→ Direction:
From the listing below, return each line that includes "this".

→ Entries shown:

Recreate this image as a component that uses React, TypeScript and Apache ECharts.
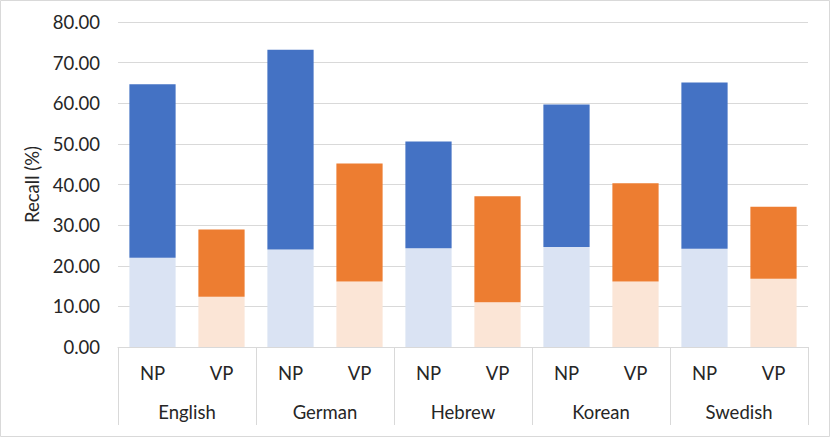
import React, { useEffect, useRef } from "react";
import * as echarts from "echarts";

const languages = ["English", "German", "Hebrew", "Korean", "Swedish"];
const phraseTypes = ["NP", "VP"];
const npLower = [22.0, 24.0, 24.3, 24.6, 24.2];
const npTotal = [64.7, 73.2, 50.6, 59.7, 65.1];
const vpLower = [12.4, 16.1, 11.0, 16.1, 16.8];
const vpTotal = [28.9, 45.2, 37.1, 40.3, 34.5];
const yTicks = { min: 0, max: 80, interval: 10 };

const FONT = "Lato";
const TEXT = "#262626";
const GRID = "#D9D9D9";
const FS = 18.5;

export default function App() {
  const ref = useRef<HTMLDivElement>(null);
  useEffect(() => {
    document.body.style.margin = "0";
    const chart = echarts.init(ref.current!, null, { renderer: "svg" });
    const cats: string[] = [];
    const lower: number[] = [];
    const upper: number[] = [];
    languages.forEach((_, i) => {
      cats.push(phraseTypes[0], phraseTypes[1]);
      lower.push(npLower[i], vpLower[i]);
      upper.push(+(npTotal[i] - npLower[i]).toFixed(2), +(vpTotal[i] - vpLower[i]).toFixed(2));
    });
    chart.setOption({
      animation: false,
      textStyle: { fontFamily: FONT },
      graphic: [
        {
          type: "rect",
          shape: { x: 0.5, y: 0.5, width: 829, height: 436 },
          style: { fill: "none", stroke: GRID, lineWidth: 1 },
          silent: true,
        },
      ],
      grid: { left: 118, right: 22, top: 22, bottom: 90, containLabel: false },
      xAxis: [
        {
          type: "category",
          data: cats,
          position: "bottom",
          axisLine: { show: true, lineStyle: { color: GRID, width: 1 } },
          axisTick: { show: false },
          axisLabel: { interval: 0, margin: 16, fontSize: FS, color: TEXT, fontFamily: FONT },
        },
        {
          type: "category",
          data: languages,
          position: "bottom",
          axisLine: { show: false },
          axisTick: { show: true, length: 78, interval: 0, lineStyle: { color: GRID, width: 1 } },
          axisLabel: { interval: 0, margin: 55, fontSize: FS, color: TEXT, fontFamily: FONT },
        },
      ],
      yAxis: {
        type: "value",
        min: yTicks.min,
        max: yTicks.max,
        interval: yTicks.interval,
        name: "Recall (%)",
        nameLocation: "middle",
        nameGap: 71,
        nameRotate: 90,
        nameTextStyle: { fontSize: FS, color: TEXT, fontFamily: FONT },
        axisLine: { show: false },
        axisTick: { show: false },
        axisLabel: {
          margin: 18,
          fontSize: FS,
          color: TEXT,
          fontFamily: FONT,
          formatter: (v: number) => v.toFixed(2),
        },
        splitLine: { lineStyle: { color: GRID, width: 1 } },
      },
      series: [
        {
          type: "bar",
          stack: "s",
          data: lower,
          barWidth: "67%",
          itemStyle: {
            color: (p: any) => (p.dataIndex % 2 === 0 ? "#DAE3F3" : "#FBE5D6"),
          },
        },
        {
          type: "bar",
          stack: "s",
          data: upper,
          barWidth: "67%",
          itemStyle: {
            color: (p: any) => (p.dataIndex % 2 === 0 ? "#4472C4" : "#ED7D31"),
          },
        },
      ],
    });
    return () => chart.dispose();
  }, []);
  return <div ref={ref} style={{ width: 830, height: 437 }} />;
}
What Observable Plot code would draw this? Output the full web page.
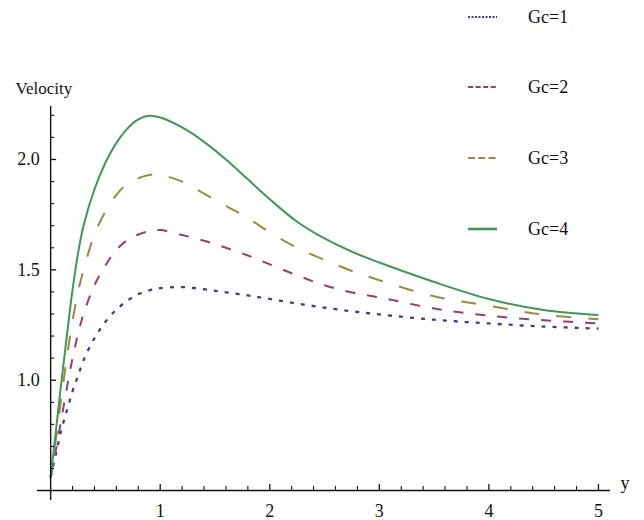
<!DOCTYPE html>
<html>
<head>
<meta charset="utf-8">
<script src="https://cdn.jsdelivr.net/npm/d3@7"></script>
<script src="https://cdn.jsdelivr.net/npm/@observablehq/plot@0.6"></script>
<style>
  html, body { margin: 0; padding: 0; background: #fff; }
  #wrap { position: relative; width: 644px; height: 520px; font-family: "Liberation Serif", "DejaVu Serif", serif; }
  .leg { position: absolute; left: 466px; height: 20px; display: flex; align-items: center; font-size: 18px; color: #111; }
  .leg svg { width: 32px; height: 6px; margin-right: 30px; }
</style>
</head>
<body>
<div id="wrap"></div>
<script>
// ---- data ----
const xs  = [0, 0.05, 0.1, 0.15, 0.2, 0.25, 0.3, 0.4, 0.5, 0.6, 0.7, 0.8, 0.9, 1.0, 1.2, 1.4, 1.6, 1.8, 2.0, 2.25, 2.5, 2.75, 3.0, 3.5, 4.0, 4.5, 5.0];
const gc1 = [0.56, 0.67, 0.78, 0.865, 0.95, 1.02, 1.09, 1.19, 1.265, 1.32, 1.36, 1.39, 1.407, 1.417, 1.422, 1.412, 1.398, 1.384, 1.368, 1.347, 1.329, 1.312, 1.298, 1.274, 1.257, 1.243, 1.234];
const gc2 = [0.56, 0.69, 0.83, 0.97, 1.10, 1.21, 1.30, 1.43, 1.52, 1.59, 1.635, 1.66, 1.675, 1.68, 1.658, 1.632, 1.60, 1.565, 1.525, 1.475, 1.43, 1.397, 1.375, 1.325, 1.292, 1.272, 1.257];
const gc3 = [0.56, 0.74, 0.93, 1.11, 1.27, 1.40, 1.50, 1.66, 1.765, 1.84, 1.89, 1.915, 1.93, 1.93, 1.90, 1.845, 1.79, 1.735, 1.67, 1.60, 1.545, 1.495, 1.453, 1.38, 1.337, 1.297, 1.276];
const gc4 = [0.56, 0.78, 1.00, 1.21, 1.41, 1.575, 1.70, 1.865, 1.985, 2.075, 2.14, 2.182, 2.198, 2.19, 2.145, 2.08, 2.00, 1.91, 1.82, 1.718, 1.642, 1.582, 1.533, 1.445, 1.368, 1.318, 1.295];
const seriesNames = ["Gc=1", "Gc=2", "Gc=3", "Gc=4"];
const xMajorTicks = [1, 2, 3, 4, 5];
const xTickLabels = ["1", "2", "3", "4", "5"];
const xMinorTicks = [0.2, 0.4, 0.6, 0.8, 1.2, 1.4, 1.6, 1.8, 2.2, 2.4, 2.6, 2.8, 3.2, 3.4, 3.6, 3.8, 4.2, 4.4, 4.6, 4.8];
const yMajorTicks = [1.0, 1.5, 2.0];
const yTickLabels = ["1.0", "1.5", "2.0"];
const yMinorTicks = [0.6, 0.7, 0.8, 0.9, 1.1, 1.2, 1.3, 1.4, 1.6, 1.7, 1.8, 1.9, 2.1, 2.2];
const xLabel = "y";
const yLabel = "Velocity";

// ---- styles ----
const styles = [
  {stroke: "#3d3d99", strokeWidth: 2.3, dash: "4,7",   legDash: "2,1.5"},
  {stroke: "#993d71", strokeWidth: 2,   dash: "10,12", legDash: "5,2.6"},
  {stroke: "#998c3d", strokeWidth: 2,   dash: "15,17", legDash: "7,3.3"},
  {stroke: "#3d9954", strokeWidth: 2,   dash: null,    legDash: null}
];
const values = [gc1, gc2, gc3, gc4];
const font = "Liberation Serif";

const lineMarks = values.map((v, k) => Plot.line(xs, {
  x: d => d, y: (d, i) => v[i],
  stroke: styles[k].stroke, strokeWidth: styles[k].strokeWidth,
  strokeDasharray: styles[k].dash, strokeLinecap: "butt",
  curve: "catmull-rom"
}));

const chart = Plot.plot({
  width: 644, height: 520,
  marginLeft: 37, marginRight: 34, marginTop: 106, marginBottom: 20,
  x: {domain: [-0.12, 5.11], axis: null},
  y: {domain: [0.455, 2.24], axis: null},
  style: {fontFamily: font, fontSize: "18px", color: "#111", background: "transparent"},
  marks: [
    ...lineMarks,
    Plot.ruleY([0.5], {stroke: "#111", strokeWidth: 1.4}),
    Plot.ruleX([0], {stroke: "#111", strokeWidth: 1.4}),
    Plot.ruleX(xMajorTicks, {x: d => d, y1: 0.5, y2: 0.5, insetTop: -6, stroke: "#111", strokeWidth: 1.3}),
    Plot.ruleX(xMinorTicks, {x: d => d, y1: 0.5, y2: 0.5, insetTop: -4, stroke: "#111", strokeWidth: 1.1}),
    Plot.ruleY(yMajorTicks, {y: d => d, x1: 0, x2: 0, insetRight: -6, stroke: "#111", strokeWidth: 1.3}),
    Plot.ruleY(yMinorTicks, {y: d => d, x1: 0, x2: 0, insetRight: -4, stroke: "#111", strokeWidth: 1.1}),
    Plot.text(xMajorTicks, {x: d => d, y: 0.5, text: (d, i) => xTickLabels[i], dy: 21, fontSize: 18, fill: "#111"}),
    Plot.text(yMajorTicks, {x: 0, y: d => d, text: (d, i) => yTickLabels[i], dx: -11, textAnchor: "end", fontSize: 18, fill: "#111"}),
    Plot.text([yLabel], {text: d => d, frameAnchor: "top-left", dx: -22, dy: -25, textAnchor: "start", fontSize: 17, fill: "#111"}),
    Plot.text([xLabel], {text: d => d, frameAnchor: "bottom-right", dx: 10, dy: -12, textAnchor: "start", fontSize: 18, fill: "#111"})
  ]
});

const wrap = document.getElementById("wrap");
wrap.appendChild(chart);

// legend (top-right, as in reference)
const legY = [17, 87, 158, 229];
seriesNames.forEach((name, k) => {
  const div = document.createElement("div");
  div.className = "leg";
  div.style.top = (legY[k] - 10) + "px";
  const s = styles[k];
  div.innerHTML = `<svg viewBox="0 0 32 6"><line x1="2" y1="3" x2="31" y2="3" stroke="${s.stroke}" stroke-width="${k === 3 ? 2.6 : 2.2}" ${s.legDash ? `stroke-dasharray="${s.legDash}"` : ""}/></svg><span>${name}</span>`;
  wrap.appendChild(div);
});
</script>
</body>
</html>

→ Answer to the task:
Recreate this image as a component that uses React, TypeScript and Apache ECharts.
What Observable Plot code would draw this? Output the full web page.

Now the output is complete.